**Given exercise**: Look for the word "this" in the entries below, then copy every line that has it.

**Input**:

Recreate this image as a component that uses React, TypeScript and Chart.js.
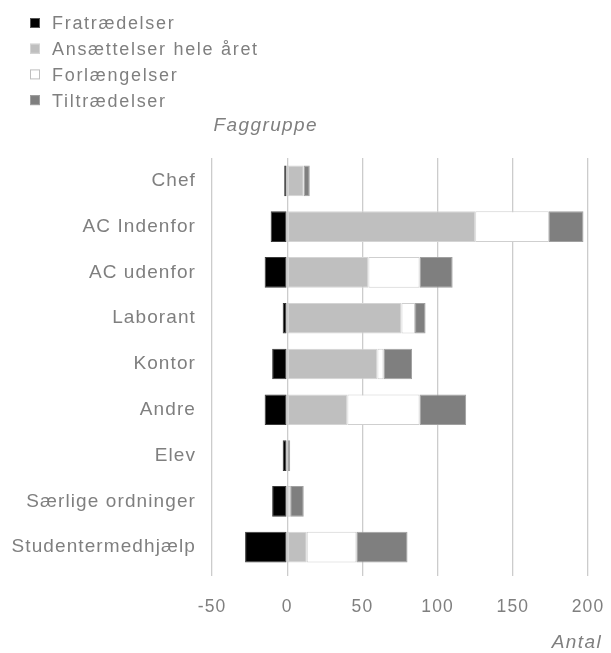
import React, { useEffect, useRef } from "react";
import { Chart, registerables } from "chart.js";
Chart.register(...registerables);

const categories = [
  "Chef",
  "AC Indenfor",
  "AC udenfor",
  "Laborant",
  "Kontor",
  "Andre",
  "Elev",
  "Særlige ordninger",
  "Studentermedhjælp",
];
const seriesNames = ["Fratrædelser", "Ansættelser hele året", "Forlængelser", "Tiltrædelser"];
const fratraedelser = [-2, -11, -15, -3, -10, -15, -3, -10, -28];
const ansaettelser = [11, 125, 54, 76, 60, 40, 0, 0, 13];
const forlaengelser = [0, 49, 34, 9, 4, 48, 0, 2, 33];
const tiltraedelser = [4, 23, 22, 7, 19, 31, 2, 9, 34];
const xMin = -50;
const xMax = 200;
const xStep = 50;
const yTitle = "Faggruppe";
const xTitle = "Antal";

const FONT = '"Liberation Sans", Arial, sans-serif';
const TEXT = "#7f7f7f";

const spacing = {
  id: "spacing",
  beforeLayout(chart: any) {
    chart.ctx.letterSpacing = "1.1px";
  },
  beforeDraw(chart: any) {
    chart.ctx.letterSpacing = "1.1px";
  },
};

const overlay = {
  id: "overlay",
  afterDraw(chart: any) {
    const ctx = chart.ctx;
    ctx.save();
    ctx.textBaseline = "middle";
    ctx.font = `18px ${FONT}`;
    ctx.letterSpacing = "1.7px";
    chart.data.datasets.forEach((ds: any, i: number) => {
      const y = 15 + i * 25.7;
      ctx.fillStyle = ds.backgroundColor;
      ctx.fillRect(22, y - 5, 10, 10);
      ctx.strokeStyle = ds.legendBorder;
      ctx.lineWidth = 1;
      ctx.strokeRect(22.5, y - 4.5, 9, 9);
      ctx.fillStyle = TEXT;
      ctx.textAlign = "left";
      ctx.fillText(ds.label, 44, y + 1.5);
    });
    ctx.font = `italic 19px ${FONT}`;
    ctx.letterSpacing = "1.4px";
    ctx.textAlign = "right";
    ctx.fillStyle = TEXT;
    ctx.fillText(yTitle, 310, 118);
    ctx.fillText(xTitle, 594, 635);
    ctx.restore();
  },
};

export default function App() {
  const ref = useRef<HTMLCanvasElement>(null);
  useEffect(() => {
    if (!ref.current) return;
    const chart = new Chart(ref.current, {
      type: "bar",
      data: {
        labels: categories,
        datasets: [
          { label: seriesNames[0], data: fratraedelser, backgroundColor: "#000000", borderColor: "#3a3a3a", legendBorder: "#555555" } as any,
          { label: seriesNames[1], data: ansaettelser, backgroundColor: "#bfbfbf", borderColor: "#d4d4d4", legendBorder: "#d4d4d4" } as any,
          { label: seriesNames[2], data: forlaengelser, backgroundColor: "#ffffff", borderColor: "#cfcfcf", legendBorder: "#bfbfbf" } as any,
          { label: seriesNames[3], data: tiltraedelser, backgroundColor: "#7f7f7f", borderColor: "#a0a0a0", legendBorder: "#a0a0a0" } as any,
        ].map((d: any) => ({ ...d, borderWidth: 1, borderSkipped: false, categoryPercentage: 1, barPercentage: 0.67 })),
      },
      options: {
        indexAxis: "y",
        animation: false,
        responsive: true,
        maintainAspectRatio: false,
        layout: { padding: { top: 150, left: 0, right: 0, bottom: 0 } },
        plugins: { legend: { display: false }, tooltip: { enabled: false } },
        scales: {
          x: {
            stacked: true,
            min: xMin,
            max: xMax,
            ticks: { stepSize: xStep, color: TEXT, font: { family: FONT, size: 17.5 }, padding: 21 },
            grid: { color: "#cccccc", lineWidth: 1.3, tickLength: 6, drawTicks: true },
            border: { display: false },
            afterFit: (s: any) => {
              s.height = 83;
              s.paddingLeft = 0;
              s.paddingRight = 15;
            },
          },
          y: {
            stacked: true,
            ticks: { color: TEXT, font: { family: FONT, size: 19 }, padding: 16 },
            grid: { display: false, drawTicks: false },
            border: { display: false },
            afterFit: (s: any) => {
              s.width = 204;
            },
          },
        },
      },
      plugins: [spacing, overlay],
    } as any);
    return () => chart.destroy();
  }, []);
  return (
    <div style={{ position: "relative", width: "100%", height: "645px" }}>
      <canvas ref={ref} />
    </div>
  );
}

...

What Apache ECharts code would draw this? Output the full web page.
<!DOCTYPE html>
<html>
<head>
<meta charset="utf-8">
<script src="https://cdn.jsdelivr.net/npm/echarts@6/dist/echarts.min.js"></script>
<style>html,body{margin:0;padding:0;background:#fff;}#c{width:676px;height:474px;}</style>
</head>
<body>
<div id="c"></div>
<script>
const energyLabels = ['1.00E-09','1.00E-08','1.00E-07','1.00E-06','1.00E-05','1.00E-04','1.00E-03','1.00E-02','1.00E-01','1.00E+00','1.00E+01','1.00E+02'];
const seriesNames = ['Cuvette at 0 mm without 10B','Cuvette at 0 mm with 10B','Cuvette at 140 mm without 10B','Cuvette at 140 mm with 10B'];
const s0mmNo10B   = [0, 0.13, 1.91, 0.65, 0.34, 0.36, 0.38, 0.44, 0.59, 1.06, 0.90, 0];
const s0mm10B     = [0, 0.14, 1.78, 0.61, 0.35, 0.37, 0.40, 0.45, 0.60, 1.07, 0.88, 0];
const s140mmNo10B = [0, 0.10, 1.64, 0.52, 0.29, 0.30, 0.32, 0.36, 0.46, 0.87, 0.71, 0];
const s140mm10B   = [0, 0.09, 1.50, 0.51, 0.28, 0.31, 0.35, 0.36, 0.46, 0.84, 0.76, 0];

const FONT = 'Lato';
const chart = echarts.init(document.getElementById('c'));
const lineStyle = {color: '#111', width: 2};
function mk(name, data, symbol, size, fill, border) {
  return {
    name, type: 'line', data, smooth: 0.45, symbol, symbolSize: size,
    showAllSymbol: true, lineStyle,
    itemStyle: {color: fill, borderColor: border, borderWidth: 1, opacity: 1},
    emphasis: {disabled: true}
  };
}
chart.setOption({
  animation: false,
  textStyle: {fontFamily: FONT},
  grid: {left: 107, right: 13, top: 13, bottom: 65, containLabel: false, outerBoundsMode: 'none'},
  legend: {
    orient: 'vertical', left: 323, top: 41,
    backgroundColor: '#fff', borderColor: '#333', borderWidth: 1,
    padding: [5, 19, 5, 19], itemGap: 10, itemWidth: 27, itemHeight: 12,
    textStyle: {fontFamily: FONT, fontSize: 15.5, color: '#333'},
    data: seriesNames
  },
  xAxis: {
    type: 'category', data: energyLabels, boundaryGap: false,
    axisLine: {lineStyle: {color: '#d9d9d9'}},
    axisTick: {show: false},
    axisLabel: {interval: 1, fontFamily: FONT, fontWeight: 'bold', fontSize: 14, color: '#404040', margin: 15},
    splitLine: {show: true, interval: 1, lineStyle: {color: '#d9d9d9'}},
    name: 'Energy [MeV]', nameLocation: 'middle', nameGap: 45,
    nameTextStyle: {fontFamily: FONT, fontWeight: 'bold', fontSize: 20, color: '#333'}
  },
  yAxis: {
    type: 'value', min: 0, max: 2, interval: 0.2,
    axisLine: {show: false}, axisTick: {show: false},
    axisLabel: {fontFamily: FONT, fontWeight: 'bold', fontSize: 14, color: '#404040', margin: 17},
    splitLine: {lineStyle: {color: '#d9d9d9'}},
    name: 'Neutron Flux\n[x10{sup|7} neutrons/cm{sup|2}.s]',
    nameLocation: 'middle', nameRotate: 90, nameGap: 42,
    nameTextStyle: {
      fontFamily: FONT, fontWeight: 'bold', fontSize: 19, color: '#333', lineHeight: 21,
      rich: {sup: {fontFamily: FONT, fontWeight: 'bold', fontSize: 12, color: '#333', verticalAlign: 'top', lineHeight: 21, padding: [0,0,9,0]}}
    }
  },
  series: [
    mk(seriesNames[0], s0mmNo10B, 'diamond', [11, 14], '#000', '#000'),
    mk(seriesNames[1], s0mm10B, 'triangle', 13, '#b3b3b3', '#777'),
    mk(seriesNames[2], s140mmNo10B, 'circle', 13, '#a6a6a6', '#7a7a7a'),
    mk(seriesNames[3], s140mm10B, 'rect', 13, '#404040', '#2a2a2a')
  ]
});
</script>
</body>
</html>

**Response**:
Recreate this image as a component that uses React, TypeScript and Chart.js.
What Apache ECharts code would draw this? Output the full web page.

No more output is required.